Potash: The Folly Of Privatization
Privatizing Potash was a Costly Mistake
The greatest tragedy in BHP Billiton’s $38.6-billion (U.S.) bid for the Potash Corporation of Saskatchewan (PCS) is that the Government of Saskatchewan previously sold PCS for just $630 million. This privatization was the worst fiscal decision in the province’s history and has been aggravated by subsequent royalty giveaways to private potash companies.
PCS was created in 1975 as a provincial Crown corporation. The Saskatchewan government privatized it in 1989, selling all of its shares by 1994.
Presumably, the proceeds were deducted from the provincial deficit. Borrowing $630 million at 10 per cent interest, compounded over two decades, would have added $4.2 billion of provincial debt by now.
In fact, provincial bond rates have fallen far below 10 per cent since the early 1990s. Also, had PCS shares not been sold, dividend payments to the government would have partly offset interest charges on its additional borrowing. Therefore, $4.2 billion is a very optimistic estimate of privatization’s fiscal benefit.
The fiscal cost of privatization is the amount that PCS would be worth had it remained a Crown corporation. Since privatization, PCS has acquired additional potash mines in Saskatchewan and New Brunswick, phosphate and nitrogen facilities in the U.S. and Trinidad, and shares in other fertilizer companies.
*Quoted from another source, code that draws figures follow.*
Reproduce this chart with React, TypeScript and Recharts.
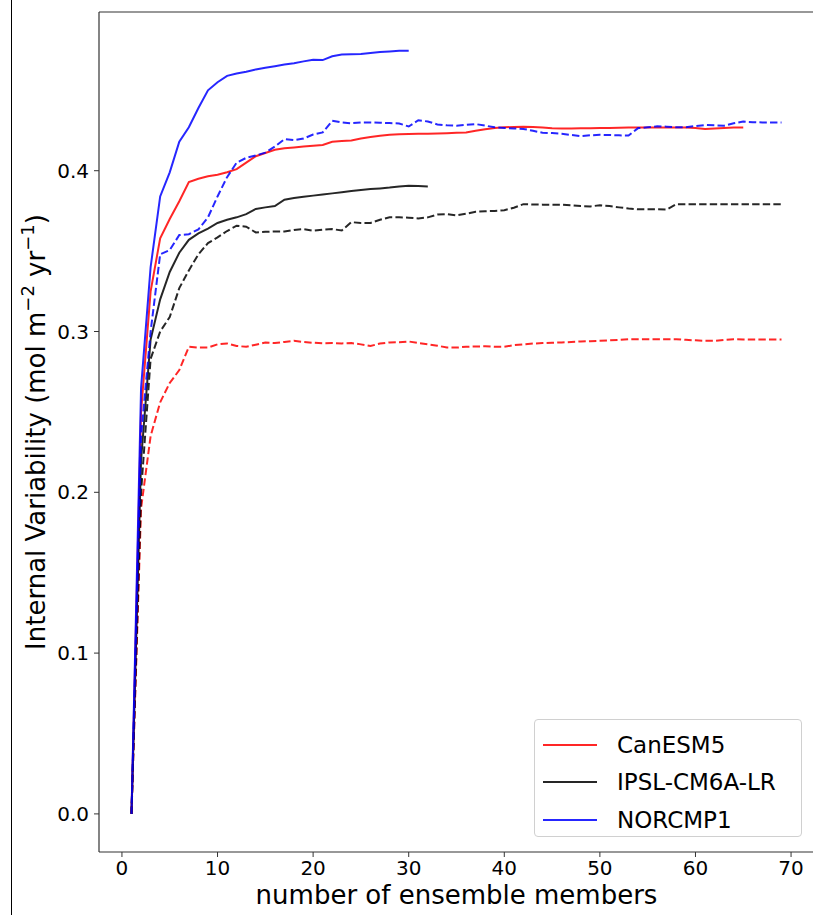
import { LineChart, Line, XAxis, YAxis, Legend, ReferenceLine } from 'recharts'

// Varianza interna vs. número de miembros del ensemble
const xTicks = [0, 10, 20, 30, 40, 50, 60, 70]
const yTicks = [0, 0.1, 0.2, 0.3, 0.4]
const xDomain = [-2.4, 72.4]
const yDomain = [-0.0237, 0.4987]

// sólidas
const canesm5 = [
  0, 0.25, 0.325, 0.358, 0.37, 0.381, 0.393, 0.395, 0.3965, 0.3975,
  0.399, 0.401, 0.405, 0.409, 0.411, 0.413, 0.414, 0.4145, 0.415, 0.4155,
  0.416, 0.418, 0.4185, 0.4188, 0.42, 0.421, 0.4218, 0.4224, 0.4226, 0.4228,
  0.423, 0.423, 0.4231, 0.4233, 0.4236, 0.4238, 0.4248, 0.4258, 0.4265, 0.427,
  0.4272, 0.4274, 0.4272, 0.4268, 0.4264, 0.4263, 0.4263, 0.4264, 0.4264, 0.4265,
  0.4266, 0.4267, 0.4268, 0.4269, 0.4269, 0.4269, 0.4269, 0.4269, 0.4268, 0.4266,
  0.426, 0.4262, 0.4265, 0.4268, 0.4269,
]
const ipsl = [
  0, 0.22, 0.295, 0.32, 0.337, 0.349, 0.357, 0.361, 0.364, 0.3675,
  0.3695, 0.371, 0.373, 0.3762, 0.3772, 0.378, 0.382, 0.383, 0.3838, 0.3845,
  0.3852, 0.3859, 0.3866, 0.3874, 0.388, 0.3886, 0.389, 0.3895, 0.3902, 0.3907,
  0.3905, 0.3902,
]
const norcpm1 = [
  0, 0.265, 0.34, 0.384, 0.399, 0.418, 0.427, 0.439, 0.45, 0.455,
  0.459, 0.4605, 0.4615, 0.463, 0.464, 0.465, 0.466, 0.4668, 0.468, 0.469,
  0.4688, 0.4712, 0.4722, 0.4724, 0.4726, 0.4732, 0.4738, 0.4742, 0.4746, 0.4746,
]

// discontinuas
const canesm5Dash = [
  0, 0.19, 0.235, 0.256, 0.268, 0.276, 0.2905, 0.29, 0.29, 0.292,
  0.2926, 0.291, 0.2905, 0.2918, 0.2932, 0.2928, 0.2935, 0.2942, 0.2935, 0.293,
  0.2926, 0.2928, 0.2926, 0.2928, 0.292, 0.291, 0.2925, 0.2932, 0.2933, 0.2938,
  0.2928, 0.292, 0.2912, 0.29, 0.29, 0.2905, 0.2907, 0.2908, 0.2905, 0.2905,
  0.2915, 0.292, 0.2925, 0.2928, 0.293, 0.2932, 0.2935, 0.2938, 0.294, 0.2942,
  0.2945, 0.2948, 0.2952, 0.2952, 0.2952, 0.2952, 0.2952, 0.2952, 0.2948, 0.2945,
  0.2942, 0.2942, 0.2948, 0.2952, 0.295, 0.295, 0.295, 0.295, 0.295,
]
const ipslDash = [
  0, 0.2, 0.283, 0.3, 0.309, 0.327, 0.338, 0.348, 0.355, 0.3585,
  0.3625, 0.3658, 0.3652, 0.3616, 0.362, 0.3622, 0.3622, 0.3632, 0.3637, 0.3627,
  0.3633, 0.3637, 0.3628, 0.368, 0.3675, 0.3675, 0.3695, 0.371, 0.371, 0.3708,
  0.3703, 0.371, 0.3727, 0.373, 0.3722, 0.3732, 0.3745, 0.3748, 0.375, 0.3754,
  0.377, 0.3792, 0.379, 0.3789, 0.3788, 0.3788, 0.3785, 0.378, 0.3778, 0.3785,
  0.378, 0.3772, 0.3765, 0.376, 0.376, 0.376, 0.3759, 0.3792, 0.3792, 0.3792,
  0.3792, 0.3792, 0.3792, 0.3792, 0.3792, 0.3792, 0.3792, 0.3792, 0.3792,
]
const norcpm1Dash = [
  0, 0.235, 0.3, 0.348, 0.3506, 0.36, 0.3605, 0.3635, 0.371, 0.384,
  0.396, 0.405, 0.408, 0.4095, 0.4112, 0.415, 0.4196, 0.419, 0.42, 0.4225,
  0.4238, 0.431, 0.43, 0.4295, 0.43, 0.43, 0.4298, 0.4296, 0.4294, 0.4275,
  0.4314, 0.4306, 0.4288, 0.4282, 0.428, 0.4285, 0.429, 0.428, 0.427, 0.4266,
  0.4263, 0.426, 0.4248, 0.4236, 0.4234, 0.423, 0.4222, 0.4215, 0.422, 0.4223,
  0.4222, 0.422, 0.4219, 0.4265, 0.427, 0.4276, 0.4274, 0.427, 0.427, 0.4278,
  0.4284, 0.4282, 0.428, 0.4295, 0.4306, 0.4302, 0.43, 0.43, 0.43,
]

const FONT = '"DejaVu Sans", sans-serif'
const RED = '#ff0000'
const BLACK = '#000000'
const BLUE = '#0000ff'
const SPINE = '#333'

const toPoints = (vals: number[]) => vals.map((v, i) => ({ n: i + 1, v }))

const series = [
  { name: 'CanESM5', color: RED, data: canesm5, dashed: false },
  { name: 'IPSL-CM6A-LR', color: BLACK, data: ipsl, dashed: false },
  { name: 'NORCMP1', color: BLUE, data: norcpm1, dashed: false },
  { name: 'CanESM5 dash', color: RED, data: canesm5Dash, dashed: true },
  { name: 'IPSL-CM6A-LR dash', color: BLACK, data: ipslDash, dashed: true },
  { name: 'NORCMP1 dash', color: BLUE, data: norcpm1Dash, dashed: true },
]

function YLabel(props: any) {
  const vb = props.viewBox
  const cx = 36
  const cy = vb ? vb.y + vb.height / 2 : 432
  return (
    <text
      x={cx}
      y={cy}
      transform={`rotate(-90, ${cx}, ${cy})`}
      textAnchor="middle"
      dominantBaseline="central"
      fontSize={26}
      fontFamily={FONT}
      fill="#000"
    >
      Internal Variability (mol m
      <tspan dy={-9} fontSize={18}>−2</tspan>
      <tspan dy={9}> yr</tspan>
      <tspan dy={-9} fontSize={18}>−1</tspan>
      <tspan dy={9}>)</tspan>
    </text>
  )
}

function LegendBox() {
  const items = series.filter((s) => !s.dashed)
  return (
    <div
      style={{
        width: 268,
        height: 118,
        border: '1px solid #d0d0d0',
        borderRadius: 4,
        background: 'rgba(255,255,255,0.8)',
        boxSizing: 'border-box',
        paddingTop: 6,
        fontFamily: FONT,
      }}
    >
      {items.map((s) => (
        <div key={s.name} style={{ display: 'flex', alignItems: 'center', height: 37.5 }}>
          <span
            style={{
              display: 'inline-block',
              marginLeft: 8,
              width: 54,
              height: 2,
              background: s.color,
              opacity: 0.85,
            }}
          />
          <span style={{ marginLeft: 20, fontSize: 23, color: '#000' }}>{s.name}</span>
        </div>
      ))}
    </div>
  )
}

export default function App() {
  return (
    <div
      style={{
        position: 'absolute',
        left: 0,
        top: 0,
        width: 813,
        height: 915,
        overflow: 'hidden',
        background: '#fff',
      }}
    >
      <div
        style={{ position: 'absolute', left: 11, top: 0, width: 1, height: 915, background: '#000' }}
      />
      <LineChart
        width={830}
        height={915}
        margin={{ top: 12, right: 16, bottom: 0, left: 0 }}
        style={{ position: 'absolute', left: 0, top: 0 }}
      >
        <XAxis
          type="number"
          dataKey="n"
          domain={xDomain}
          allowDataOverflow
          ticks={xTicks}
          height={63}
          tickSize={5}
          tickMargin={4}
          axisLine={{ stroke: SPINE, strokeWidth: 1.2 }}
          tickLine={{ stroke: SPINE }}
          tick={{ fontSize: 20, fill: '#000', fontFamily: FONT }}
          label={{
            value: 'number of ensemble members',
            position: 'insideBottom',
            offset: 11,
            fontSize: 26,
            fill: '#000',
            fontFamily: FONT,
          }}
        />
        <YAxis
          type="number"
          domain={yDomain}
          allowDataOverflow
          ticks={yTicks}
          width={99}
          tickSize={5}
          tickMargin={5}
          tickFormatter={(v: number) => v.toFixed(1)}
          axisLine={{ stroke: SPINE, strokeWidth: 1.2 }}
          tickLine={{ stroke: SPINE }}
          tick={{ fontSize: 20, fill: '#000', fontFamily: FONT }}
          label={<YLabel />}
        />
        {/* marco superior del eje */}
        <ReferenceLine y={yDomain[1]} stroke={SPINE} strokeWidth={1.2} />
        {series.map((s) => (
          <Line
            key={s.name}
            data={toPoints(s.data)}
            dataKey="v"
            name={s.name}
            type="linear"
            stroke={s.color}
            strokeOpacity={0.85}
            strokeWidth={2}
            strokeDasharray={s.dashed ? '7.4 3.2' : undefined}
            dot={false}
            activeDot={false}
            legendType={s.dashed ? 'none' : 'line'}
            isAnimationActive={false}
          />
        ))}
        <Legend
          layout="vertical"
          align="center"
          verticalAlign="middle"
          content={() => <LegendBox />}
          wrapperStyle={{ position: 'absolute', left: 534, top: 719, width: 268, height: 118 }}
        />
      </LineChart>
    </div>
  )
}
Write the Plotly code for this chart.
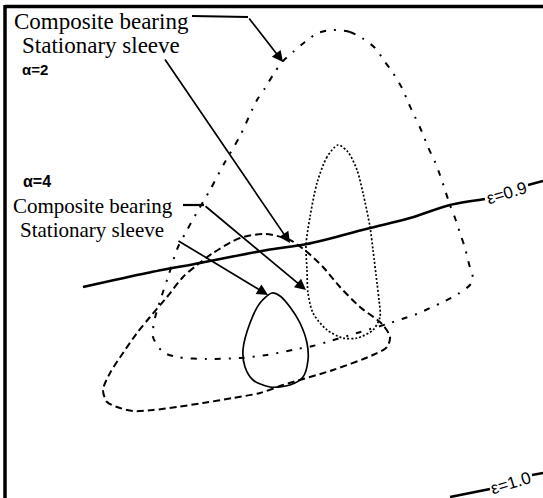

During the 1990s, Crown corporations were encouraged to invest outside the province. Therefore, PCS could have made the same acquisitions and developed along the same lines had it remained a Crown corporation. If so, the fiscal cost of privatization is at least $40 billion (the Canadian-dollar value of BHP’s offer), which is about 10 times the maximum fiscal benefit.
Of course, privatization supporters would claim that PCS has been better managed as a private company. Had it remained a Crown corporation, PCS might have lacked the initiative or financial ability to expand.
However, the mines that PCS owned in 1989 still account for 80 per cent of its potash production and capacity. Since 70 per cent of the company’s current gross margin is from potash (rather than phosphate and nitrogen), these mines still provide at least 55 per cent of overall profits today.
If PCS had simply held onto those historic assets, it would now be worth more than half of today’s value. Even assuming that PCS would have completely stagnated as a Crown corporation after 1989, the fiscal cost of privatization was still more than five times the maximum fiscal benefit.
Depending upon which assumptions one accepts, the costs of privatization exceeded the benefits by between $18 billion and $36 billion. In other words, the Saskatchewan government gave up between $17,000 and $35,000 for every man, woman and child in the province.
Saskatchewan’s potash reserves still belong to the public. Unfortunately, the provincial government has been slashing the royalties charged to PCS and other companies that mine these reserves. Saskatchewan’s misguided royalty holidays on increased potash production in 2003 and 2005 simply prompted the U.S. and New Brunswick to cut their potash royalties.
This race to the bottom has robbed Saskatchewan residents of an appropriate return on their resource. The potash industry extracted the same tonnage from Saskatchewan in 2005 and 2008. Entirely due to price increases, this output was worth $4.7 billion more in 2008 than in 2005.
Most of this gain should have accrued to the people of Saskatchewan, who own the resource. Yet provincial potash royalties rose by only $1.1 billion between the 2005 and 2008 fiscal years.
The provincial government then refunded much of this money to PCS and other potash companies following the economic crisis. As a result, royalty revenues actually turned negative in the 2009 fiscal year, even though the dollar value of potash sold from Saskatchewan remained higher than it had been in any year before 2007.
Of course, profits in excess of royalties are subject to corporate income tax. However, the Canadian government is slashing its corporate tax rate from 29 per cent in 2000 to just 15 per cent by 2012.
Between 2006 and 2008, Saskatchewan cut its rate from 17 to 12 per cent. Wholly or partially reversing these corporate tax breaks would give the public a more significant fraction of future potash profits.
The prospect of a PCS takeover underscores the folly of having privatized Saskatchewan’s crown jewel. Whether or not a takeover occurs, governments should strengthen their royalty and tax regimes to collect a fairer share of potash revenue for the public.